Thursday, November 09, 2006

American Theocracy, by Kevin Phillips

I was so happy when I found out that this had been released as an audiobook. I have heard much about it, and I knew it would not be like a Bush-hating screed by Al Franken. Kevin Phillips is a very respected Conservative writer who has real problems with the Bush Administration, and I looked forward to this.

I am writing this just a couple of days after the Democrats took over Congress, so apparently rule of the Religious Right is over and the Rapture can begin. Just kidding. But I do mean to say that some things are going an as they usually do: the ebb and flow of ideological tides, washing out the side that has risen to its level of incompetence.

When I first heard a review of this book, my knee-jerk response was, "Great. Here we fundamentalist Christians are a minority of a minority, and we are the scapegoat for all the evils in the world. We are the new Jews. The cattle cars are in the distance and closing in."

Although I am still a bit stung by the way that bigotry against Christians is part of the current political zeitgeist, I do believe that some of your best critics are your enemies. They pull no punches, and sometimes they are right. For that reason, I think that this is an important book for Conservative Christian activists to read. For one, it might help us understand that if we want to advance the Gospel, that sometimes you would rather be wronged. Victory never converts, and it can be a stumbling block to those who might eventually believe, except that you are blinded by your desire for a tax cut.

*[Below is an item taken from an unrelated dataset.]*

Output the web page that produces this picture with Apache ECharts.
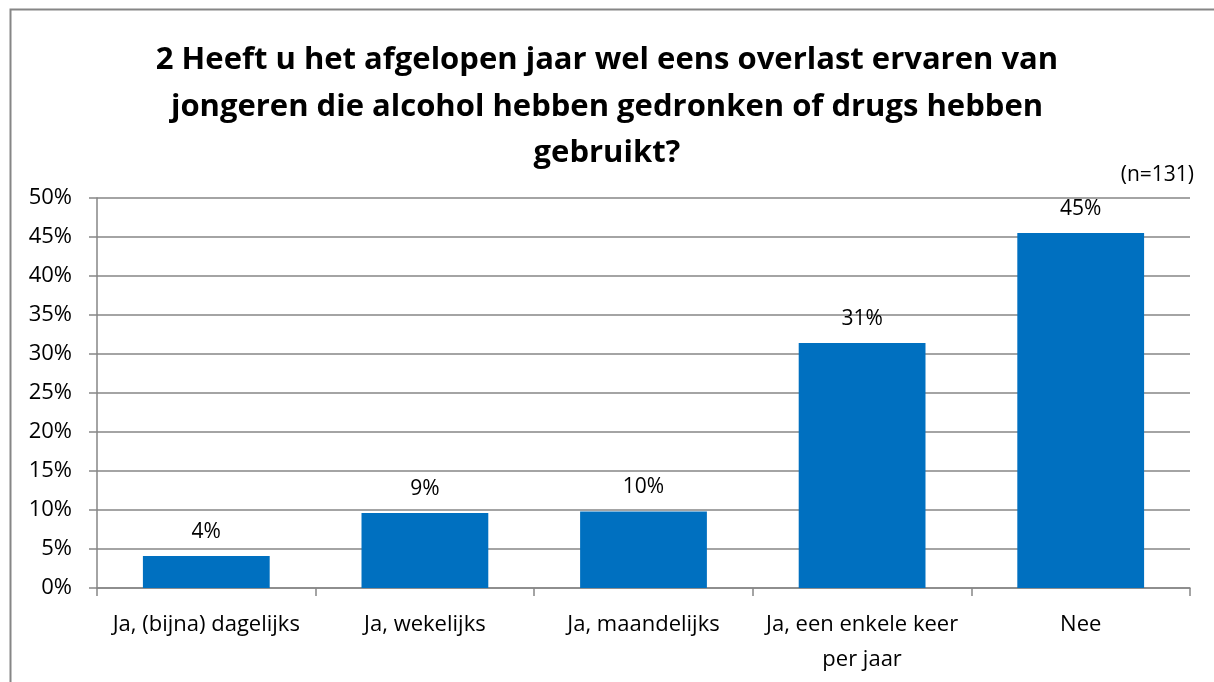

In spite of the title, and some of the persisting disagreements I have with the author about religious issues, most of the book is about oil dependency and world financial markets. It's very educational, and worth wearing out a couple of high-lighters if you get the paper version of this book. It's rich in history, reaching back from the 1500s to the present for examples of where other maturing nations have failed. It's hard to argue with the patterns as you watch them emerge in your own lifetime.

I hope this will make Christians wiser as they continue to use their rights like every other constituency group. Simply bailing out is not the answer. And becoming more ruthless and demanding is counter-productive in the long run.

There is also an interesting feud taking place between Kevin Phillips and the New York Times Collumnist, David Brooks. It's worth reading about.